Trump ally Rudy Giuliani and Arizona state GOP chair Kelli Ward were both involved in imposing that pressure. Maricopa County Supervisor Clint Hickman, a Republican who at the time chaired the board on which he served, even received phone calls from the White House switchboard, with an operator seeking to patch him through to the then-president himself, according to voicemail remarks that were left. Hickman has confirmed that he intentionally let the White House go to voicemail, saying on CNN that “all of these people that called me, it wasn’t stonewalling. We were in litigation at all these points… Whatever needed to be said, needed to be said in a courtroom in front of a judge or a jury.”

As for Brnovich’s request for information from Hobbs about potential illegal voting in Arizona during last year’s presidential election, Hobbs’s team “is waiting for a report from a national organization that works with states across the nation to help identify potential incidents of double voting,” as the Republic summarizes remarks from a spokesperson for Hobbs.

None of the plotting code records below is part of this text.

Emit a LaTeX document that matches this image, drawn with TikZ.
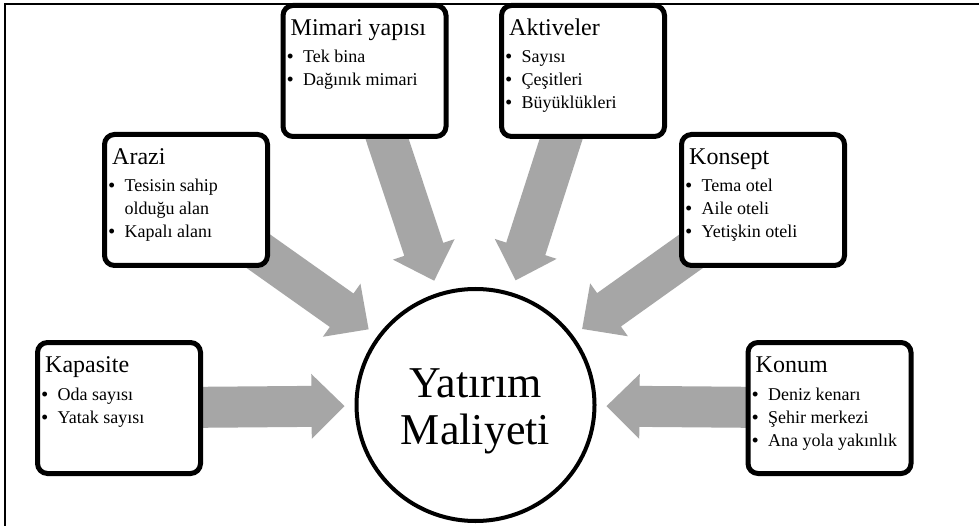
\documentclass[tikz,border=0pt]{standalone}
\usepackage{fontspec}
\setmainfont{Liberation Serif}
\newfontfamily\bulletfont{Liberation Sans}
\usetikzlibrary{calc,shapes.geometric}

\definecolor{arrowgray}{RGB}{166,166,166}

\pgfdeclarelayer{background}
\pgfsetlayers{background,main}

\tikzset{
  x=1pt, y=-1pt,
  infobox/.style={draw=black, line width=5pt, rounded corners=10pt, fill=white,
    minimum width=163pt, minimum height=131pt, inner sep=0pt, outer sep=0pt},
  boxtitle/.style={font=\fontsize{24}{28}\selectfont, inner sep=0pt, anchor=base west},
  boxitems/.style={font=\fontsize{18}{23}\selectfont, inner sep=0pt, anchor=base west},
  hub/.style={ellipse, draw=black, line width=4pt, fill=white,
    minimum width=238pt, minimum height=232pt, inner sep=0pt},
  hubtext/.style={align=center, inner sep=0pt, font=\fontsize{44}{47}\selectfont},
  frameline/.style={draw=black, line width=2pt},
  arrowbody/.style={fill=arrowgray},
}

% bullet line and hanging continuation line
\newcommand\bitem[1]{\makebox[16pt][l]{\bulletfont •}#1}
\newcommand\bcont[1]{\hspace*{16pt}#1}

% wide block arrow from #1 towards the tip #2
\newcommand\blockarrow[2]{%
  \coordinate (ba-base) at ($(#2)!33pt!(#1)$);
  \fill[arrowbody]
    ($(#1)!20.5pt!90:(#2)$) -- ($(ba-base)!20.5pt!90:(#2)$) --
    ($(ba-base)!32.5pt!90:(#2)$) -- (#2) --
    ($(ba-base)!32.5pt!-90:(#2)$) -- ($(ba-base)!20.5pt!-90:(#2)$) --
    ($(#1)!20.5pt!-90:(#2)$) -- cycle;}

% rounded box with a heading and a bullet list (first line on the anchor)
\newcommand\infobox[4]{%
  \node[infobox] (#1) at (#2) {};
  \node[boxtitle] (#1-title) at ([shift={(7.5pt,-30pt)}]#1.north west) {#3};
  \node[boxitems] (#1-items) at ([shift={(4pt,-57.5pt)}]#1.north west)
    {\begin{tabular}[t]{@{}l@{}}#4\end{tabular}};}

\begin{document}
\begin{tikzpicture}
  \useasboundingbox (0,0) rectangle (979,526);

  % outer frame
  \draw[frameline] (5,530) -- (5,3.7) -- (985,3.7);

  % central circle
  \node[hub] (hub) at (475.5,405) {};
  \node[hubtext] (hub-text) at (475.5,411) {Yatırım\\Maliyeti};

  % surrounding boxes
  \infobox{kapasite}{119,408}{Kapasite}{\bitem{Oda sayısı}\\\bitem{Yatak sayısı}}
  \infobox{arazi}{186,200}{Arazi}{\bitem{Tesisin sahip}\\\bcont{olduğu alan}\\\bitem{Kapalı alanı}}
  \infobox{mimari}{364.5,71}{Mimari yapısı}{\bitem{Tek bina}\\\bitem{Dağınık mimari}}
  \infobox{aktiveler}{583,71}{Aktiveler}{\bitem{Sayısı}\\\bitem{Çeşitleri}\\\bitem{Büyüklükleri}}
  \infobox{konsept}{763,200}{Konsept}{\bitem{Tema otel}\\\bitem{Aile oteli}\\\bitem{Yetişkin oteli}}
  \infobox{konum}{829.5,408}{Konum}{\bitem{Deniz kenarı}\\\bitem{Şehir merkezi}\\\bitem{Ana yola yakınlık}}

  % arrow tips just outside the circle
  \foreach \b in {kapasite,arazi,mimari,aktiveler,konsept,konum}
    \coordinate (\b-tip) at ($(hub.center)!131pt!(\b)$);

  % gray block arrows behind the boxes and the circle
  \begin{pgfonlayer}{background}
    \fill[white] (0,0) rectangle (979,526);
    \foreach \b in {kapasite,arazi,mimari,aktiveler,konsept,konum}
      {\blockarrow{\b}{\b-tip}}
  \end{pgfonlayer}
\end{tikzpicture}
\end{document}
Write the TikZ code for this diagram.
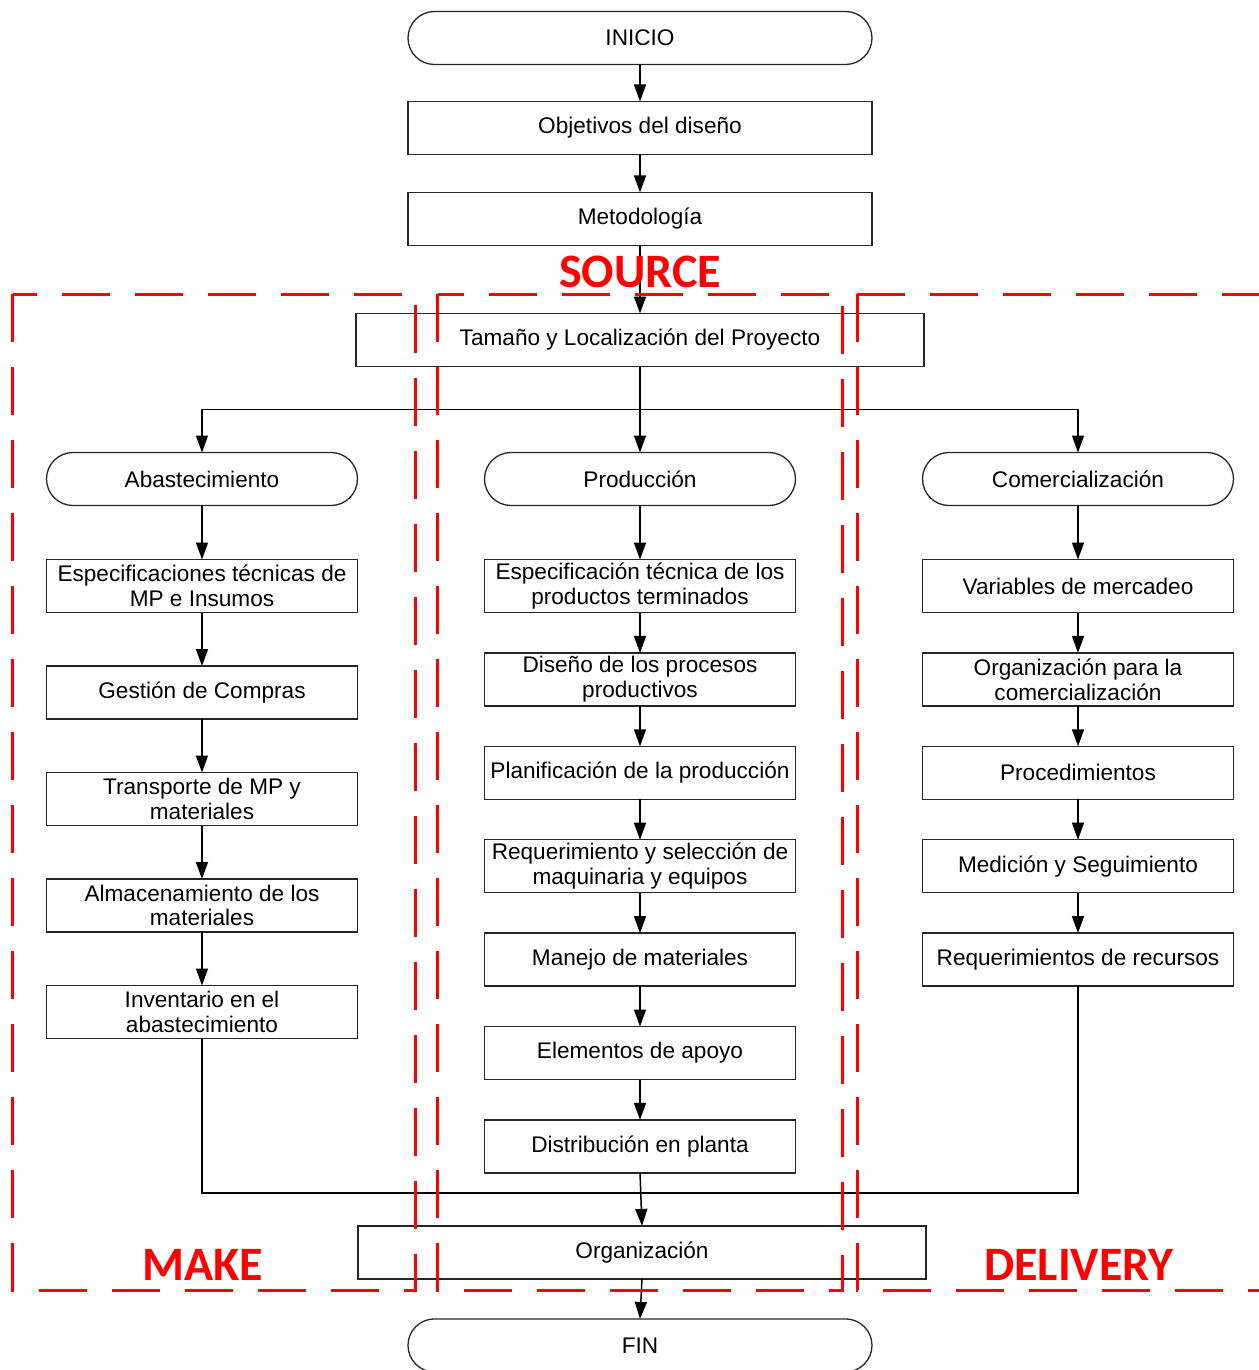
\documentclass[tikz,border=0pt]{standalone}
\usepackage{fontspec}
\setmainfont{Liberation Sans}
\newfontfamily\zonefont{Carlito}
\usetikzlibrary{positioning,arrows.meta}
\tikzset{
  process/.style={draw=black!85, line width=0.65pt, rectangle, align=center, font=\fontsize{11.3}{12.4}\selectfont, minimum height=26.5pt, inner sep=1pt, outer sep=0pt},
  top box/.style={process, minimum width=232pt},
  wide box/.style={process, minimum width=284pt},
  column box/.style={process, minimum width=155.5pt},
  terminal/.style={top box, rounded corners=13.25pt},
  column terminal/.style={column box, rounded corners=13.25pt},
  zone/.style={draw=red, line width=1.5pt, dash pattern=on 24pt off 12.5pt},
  zone label/.style={text=red, inner sep=0pt, font=\zonefont\bfseries\fontsize{24}{24}\selectfont},
}

\begin{document}
\begin{tikzpicture}[>={Triangle[length=8.5pt,width=6pt]}, line width=0.75pt]
\useasboundingbox (-320pt,19pt) rectangle (309pt,-666pt);
% the main line
\node [terminal] (inicio) {INICIO};
\node [top box, below=18.5pt of inicio] (obj) {Objetivos del diseño};
\node [top box, below=19pt of obj] (met) {Metodología};
\node [wide box, below=34pt of met] (tam) {Tamaño y Localización del Proyecto};
% the three columns
\node [column terminal, below=43pt of tam] (prod) {Producción};
\node [column terminal, left=63.5pt of prod] (abas) {Abastecimiento};
\node [column terminal, right=63.5pt of prod] (com) {Comercialización};

\node [column box, below=27pt of abas] (espmp) {Especificaciones técnicas de\\MP e Insumos};
\node [column box, below=26.75pt of espmp] (comp) {Gestión de Compras};
\node [column box, below=26.75pt of comp] (transp) {Transporte de MP y\\materiales};
\node [column box, below=26.75pt of transp] (almac) {Almacenamiento de los\\materiales};
\node [column box, below=26.75pt of almac] (inv) {Inventario en el\\abastecimiento};

\node [column box, below=27pt of prod] (espprod) {Especificación técnica de los\\productos terminados};
\node [column box, below=20.2pt of espprod] (dis) {Diseño de los procesos\\productivos};
\node [column box, below=20.2pt of dis] (plan) {Planificación de la producción};
\node [column box, below=20.2pt of plan] (maq) {Requerimiento y selección de\\maquinaria y equipos};
\node [column box, below=20.2pt of maq] (manejo) {Manejo de materiales};
\node [column box, below=20.2pt of manejo] (apoyo) {Elementos de apoyo};
\node [column box, below=20.2pt of apoyo] (distr) {Distribución en planta};

\node [column box, below=27pt of com] (merc) {Variables de mercadeo};
\node [column box, below=20.2pt of merc] (orgcom) {Organización para la\\comercialización};
\node [column box, below=20.2pt of orgcom] (proc) {Procedimientos};
\node [column box, below=20.2pt of proc] (med) {Medición y Seguimiento};
\node [column box, below=20.2pt of med] (recur) {Requerimientos de recursos};
% the end
\node [wide box, below=26.5pt of distr, xshift=1pt] (org) {Organización};
\node [terminal, below=20pt of org, xshift=-1pt] (fin) {FIN};

\coordinate [below=21.5pt of tam.south] (split);
\coordinate [below=10pt of distr.south] (merge);

%drawings of vectors
\draw[->] (inicio) -- (obj);
\draw[->] (obj) -- (met);
\draw[->] (met) -- (tam);
\draw[->] (tam) -- (prod);
\draw[->] (split) -| (abas.north);
\draw[->] (split) -| (com.north);

\draw[->] (abas) -- (espmp);
\draw[->] (espmp) -- (comp);
\draw[->] (comp) -- (transp);
\draw[->] (transp) -- (almac);
\draw[->] (almac) -- (inv);

\draw[->] (prod) -- (espprod);
\draw[->] (espprod) -- (dis);
\draw[->] (dis) -- (plan);
\draw[->] (plan) -- (maq);
\draw[->] (maq) -- (manejo);
\draw[->] (manejo) -- (apoyo);
\draw[->] (apoyo) -- (distr);

\draw[->] (com) -- (merc);
\draw[->] (merc) -- (orgcom);
\draw[->] (orgcom) -- (proc);
\draw[->] (proc) -- (med);
\draw[->] (med) -- (recur);

\draw (inv.south) |- (merge) -| (recur.south);
\draw[->] (distr.south) -- (org.north);
\draw[->] (org.south) -- (fin.north);

% the zones
\draw[zone] (-313.5pt,-128pt) rectangle (-112pt,-626pt);
\draw[zone] (-101pt,-128pt) rectangle (101pt,-626pt);
\draw[zone] (108.5pt,-128pt) rectangle (316pt,-626pt);
\node [zone label] (source) at (0,-117pt) {SOURCE};
\node [zone label] (make) at (-218.5pt,-613.5pt) {MAKE};
\node [zone label] (delivery) at (219.5pt,-613.5pt) {DELIVERY};

\end{tikzpicture}
\end{document}
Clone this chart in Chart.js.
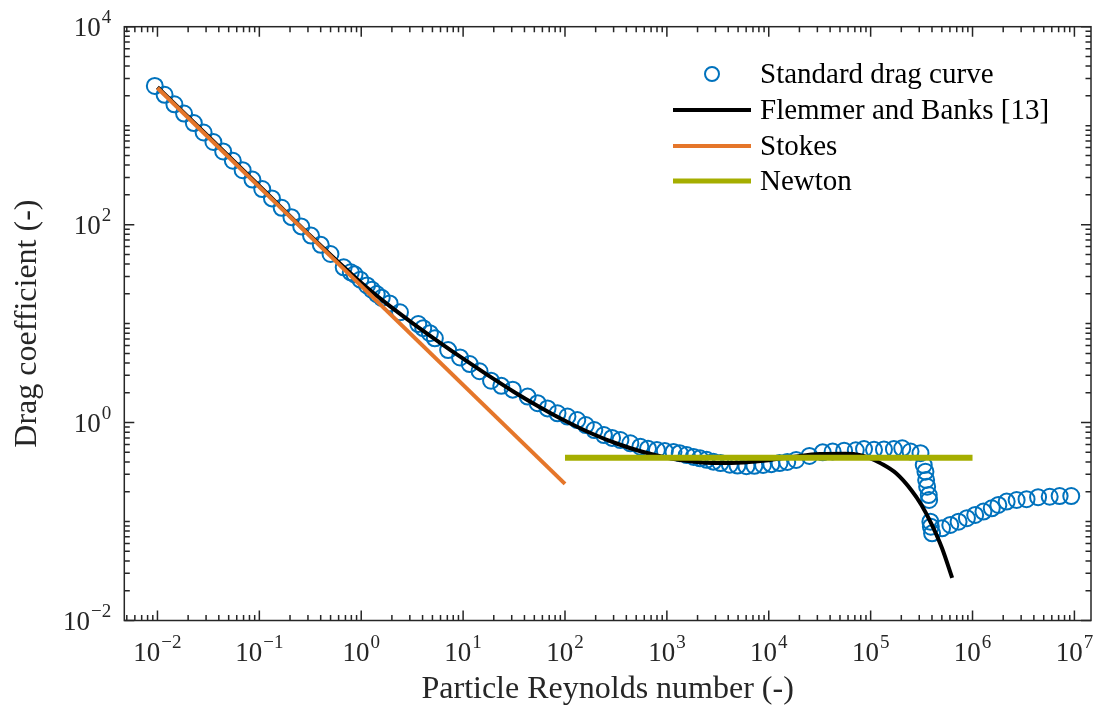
<!DOCTYPE html>
<html>
<head>
<meta charset="utf-8">
<script src="https://cdn.jsdelivr.net/npm/chart.js@4.4.1/dist/chart.umd.min.js"></script>
<style>
  html, body { margin: 0; padding: 0; background: #ffffff; }
  #wrap { width: 1101px; height: 709px; }
</style>
</head>
<body>
<div id="wrap"><canvas id="c" width="1101" height="709"></canvas></div>
<script>
// Standard drag curve (measured points)
const stdRe = [
  0.00942, 0.01175, 0.01466, 0.01824, 0.02275, 0.02838, 0.0354, 0.04416, 0.05495, 0.06855,
  0.08551, 0.1067, 0.133, 0.1656, 0.2065, 0.2576, 0.3214, 0.4009, 0.4992,
  0.673, 0.79, 0.86, 0.98, 1.14, 1.27, 1.42, 1.59, 1.9, 2.4,
  3.63, 4.06, 4.72, 5.28, 7.13, 9.33, 11.6, 14.5, 18.8, 23.7,
  30.7, 43, 53.9, 67.4, 84.4, 105.7, 132, 160, 194, 241,
  290, 350, 438, 549, 653, 798, 955, 1161, 1337, 1566,
  1832, 2113, 2455, 2856, 3364, 4150, 4930, 6040, 7230, 8790,
  10590, 12760, 15180, 18570, 25060, 33840, 42360, 54950, 71450, 86100,
  107900, 135100, 169100, 204200, 246200, 308400, 332000, 345000, 350600, 358500,
  371800, 375000, 385600, 390000, 400700, 502000, 605000, 729500, 881000, 1062000,
  1280000, 1545000, 1792000, 2163000, 2710000, 3390000, 4400000, 5720000, 7160000, 9310000
];
const stdCd = [
  2520, 2050, 1645, 1325, 1063, 853, 684, 549, 442, 355,
  285, 229, 184, 148, 119, 96, 77.5, 62.5, 50.5,
  37, 33, 31.5, 27.8, 24.3, 22.0, 19.9, 18.2, 16.0, 13.0,
  9.9, 9.0, 8.0, 7.1, 5.4, 4.55, 3.9, 3.3, 2.65, 2.35,
  2.15, 1.83, 1.57, 1.39, 1.24, 1.15, 1.06, 0.944, 0.84, 0.748,
  0.70, 0.666, 0.617, 0.57, 0.545, 0.528, 0.515, 0.505, 0.49, 0.47,
  0.45, 0.435, 0.42, 0.403, 0.39, 0.375, 0.368, 0.362, 0.366, 0.373,
  0.38, 0.39, 0.40, 0.419, 0.46, 0.50, 0.51, 0.52, 0.525, 0.54,
  0.53, 0.535, 0.54, 0.55, 0.51, 0.49, 0.372, 0.319, 0.263, 0.225,
  0.185, 0.165, 0.0996, 0.0887, 0.076, 0.0855, 0.0923, 0.0996, 0.108, 0.1165,
  0.126, 0.136, 0.147, 0.159, 0.165, 0.168, 0.176, 0.178, 0.181, 0.181
];

// Flemmer and Banks correlation
const fbRe = [
  0.01, 0.0316, 0.1, 0.316, 1, 1.778, 3.162, 5.623, 10, 17.78,
  31.62, 56.23, 100, 177.8, 316.2, 562.3, 1000, 1778, 3162, 5623,
  10000, 17783, 31623, 56234, 79433, 100000, 125893, 177828, 251189, 316228,
  398107, 501187, 630957
];
const fbCd = [
  2448, 779, 246, 77.2, 25.84, 15.91, 10.18, 6.66, 4.42, 2.98,
  2.04, 1.44, 1.044, 0.785, 0.618, 0.510, 0.4415, 0.404, 0.390, 0.396,
  0.417, 0.452, 0.480, 0.483, 0.469, 0.434, 0.387, 0.307, 0.207, 0.146,
  0.0932, 0.0541, 0.027
];

// Stokes regime, Cd = 24/Re
const stokesRe = [0.01, 100];
const stokesCd = [2400, 0.24];

// Newton regime, Cd = 0.44
const newtonRe = [100, 1000000];
const newtonCd = [0.44, 0.44];

// Tick labels (powers of ten)
const xTickExps = [-2, -1, 0, 1, 2, 3, 4, 5, 6, 7];
const yTickExps = [-2, 0, 2, 4];

const seriesNames = ['Standard drag curve', 'Flemmer and Banks [13]', 'Stokes', 'Newton'];
const xTitle = 'Particle Reynolds number (-)';
const yTitle = 'Drag coefficient (-)';

const toXY = (xs, ys) => xs.map((v, i) => ({ x: v, y: ys[i] }));

const AXIS_COLOR = '#262626';
const SERIF = '"Liberation Serif", "Times New Roman", serif';

function superMinus(e) {
  return e < 0 ? '\u2212' + Math.abs(e) : String(e);
}

// Draws "10" with a raised exponent; align is 'center' or 'right'
function drawPower(ctx, e, x, baseline, align) {
  const baseFont = '27px ' + SERIF;
  const expFont = '19px ' + SERIF;
  const expStr = superMinus(e);
  ctx.font = baseFont;
  const wb = ctx.measureText('10').width;
  ctx.font = expFont;
  const we = ctx.measureText(expStr).width;
  const total = wb + 1 + we;
  const x0 = align === 'right' ? x - total : x - total / 2;
  ctx.textAlign = 'left';
  ctx.textBaseline = 'alphabetic';
  ctx.font = baseFont;
  ctx.fillText('10', x0, baseline);
  ctx.font = expFont;
  ctx.fillText(expStr, x0 + wb + 1, baseline - 13);
}

const axesPlugin = {
  id: 'boxedLogAxes',
  afterDatasetsDraw(chart) {
    const { ctx, chartArea: a, scales } = chart;
    const xs = scales.x, ys = scales.y;
    ctx.save();
    ctx.strokeStyle = AXIS_COLOR;
    ctx.fillStyle = AXIS_COLOR;
    ctx.lineWidth = 1.5;
    ctx.lineCap = 'butt';

    const majorLen = 10, minorLen = 5.5;

    // x ticks (bottom and top, pointing inward)
    const xe0 = Math.floor(Math.log10(xs.min)), xe1 = Math.ceil(Math.log10(xs.max));
    ctx.beginPath();
    for (let e = xe0; e <= xe1; e++) {
      for (let m = 1; m <= 9; m++) {
        const v = m * Math.pow(10, e);
        if (v < xs.min || v > xs.max) continue;
        const px = xs.getPixelForValue(v);
        const len = m === 1 ? majorLen : minorLen;
        ctx.moveTo(px, a.bottom); ctx.lineTo(px, a.bottom - len);
        ctx.moveTo(px, a.top); ctx.lineTo(px, a.top + len);
      }
    }
    // y ticks (left and right)
    const ye0 = Math.floor(Math.log10(ys.min)), ye1 = Math.ceil(Math.log10(ys.max));
    for (let e = ye0; e <= ye1; e++) {
      for (let m = 1; m <= 9; m++) {
        const v = m * Math.pow(10, e);
        if (v < ys.min * 0.999 || v > ys.max * 1.001) continue;
        const py = ys.getPixelForValue(v);
        const len = (m === 1 && yTickExps.includes(e)) ? majorLen : minorLen;
        ctx.moveTo(a.left, py); ctx.lineTo(a.left + len, py);
        ctx.moveTo(a.right, py); ctx.lineTo(a.right - len, py);
      }
    }
    ctx.stroke();

    // box
    ctx.strokeRect(a.left, a.top, a.right - a.left, a.bottom - a.top);

    // tick labels
    xTickExps.forEach(e => {
      const px = xs.getPixelForValue(Math.pow(10, e));
      drawPower(ctx, e, px, a.bottom + 40, 'center');
    });
    yTickExps.forEach(e => {
      const py = ys.getPixelForValue(Math.pow(10, e));
      drawPower(ctx, e, a.left - 13, py + 9, 'right');
    });

    // axis titles
    ctx.font = '32px ' + SERIF;
    ctx.textAlign = 'center';
    ctx.textBaseline = 'alphabetic';
    ctx.fillText(xTitle, (a.left + a.right) / 2, 698);
    ctx.save();
    ctx.translate(36, (a.top + a.bottom) / 2);
    ctx.rotate(-Math.PI / 2);
    ctx.fillText(yTitle, 0, 0);
    ctx.restore();

    // legend (no box)
    const rows = [74, 110, 146, 181];
    const lx0 = 673, lx1 = 751, tx = 760;
    chart.data.datasets.forEach((ds, i) => {
      const ry = rows[i];
      if (ds.showLine === false) {
        ctx.beginPath();
        ctx.lineWidth = ds.pointBorderWidth;
        ctx.strokeStyle = ds.pointBorderColor;
        ctx.arc((lx0 + lx1) / 2, ry, 7, 0, Math.PI * 2);
        ctx.stroke();
      } else {
        ctx.beginPath();
        ctx.lineWidth = Math.min(ds.borderWidth, 5);
        ctx.strokeStyle = ds.borderColor;
        ctx.moveTo(lx0, ry); ctx.lineTo(lx1, ry);
        ctx.stroke();
      }
      ctx.fillStyle = '#000000';
      ctx.font = '29px ' + SERIF;
      ctx.textAlign = 'left';
      ctx.textBaseline = 'alphabetic';
      ctx.fillText(ds.label, tx, ry + 9);
    });
    ctx.restore();
  }
};

new Chart(document.getElementById('c'), {
  type: 'scatter',
  data: {
    datasets: [
      {
        label: seriesNames[0],
        data: toXY(stdRe, stdCd),
        showLine: false,
        pointStyle: 'circle',
        pointRadius: 8,
        pointBorderWidth: 2,
        pointBorderColor: '#0072BD',
        pointBackgroundColor: 'rgba(0,0,0,0)',
        borderColor: '#0072BD',
        order: 4
      },
      {
        label: seriesNames[1],
        data: toXY(fbRe, fbCd),
        showLine: true,
        borderColor: '#000000',
        borderWidth: 4,
        pointRadius: 0,
        cubicInterpolationMode: 'monotone',
        order: 3
      },
      {
        label: seriesNames[2],
        data: toXY(stokesRe, stokesCd),
        showLine: true,
        borderColor: '#E5762A',
        borderWidth: 4,
        pointRadius: 0,
        order: 2
      },
      {
        label: seriesNames[3],
        data: toXY(newtonRe, newtonCd),
        showLine: true,
        borderColor: '#A5AE00',
        borderWidth: 6,
        pointRadius: 0,
        order: 1
      }
    ]
  },
  options: {
    responsive: false,
    animation: false,
    events: [],
    layout: { padding: { left: 124.3, top: 26.7, right: 4.5, bottom: 88.5 } },
    scales: {
      x: { type: 'logarithmic', min: 0.004726, max: 14550000, bounds: 'data', display: false },
      y: { type: 'logarithmic', min: 0.01, max: 10000, bounds: 'data', display: false }
    },
    plugins: {
      legend: { display: false },
      tooltip: { enabled: false }
    }
  },
  plugins: [axesPlugin]
});
</script>
</body>
</html>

Elsewhere in Arizona, Republicans from the Arizona state Senate have been leading an audit of last year’s election results from Maricopa County, which includes Phoenix, but a review by the Associated Press found that, separate from the so-called audit, county officials had forwarded just one case of potential election fraud to local prosecutors. Just one. Across the entire state as a whole, just four individual cases of election fraud — in a state where well over 3 million ballots were cast last year — had culminated in criminal charges at the time of the report from the Associated Press. The evidence for right-wing claims of systematic fraud is just not there.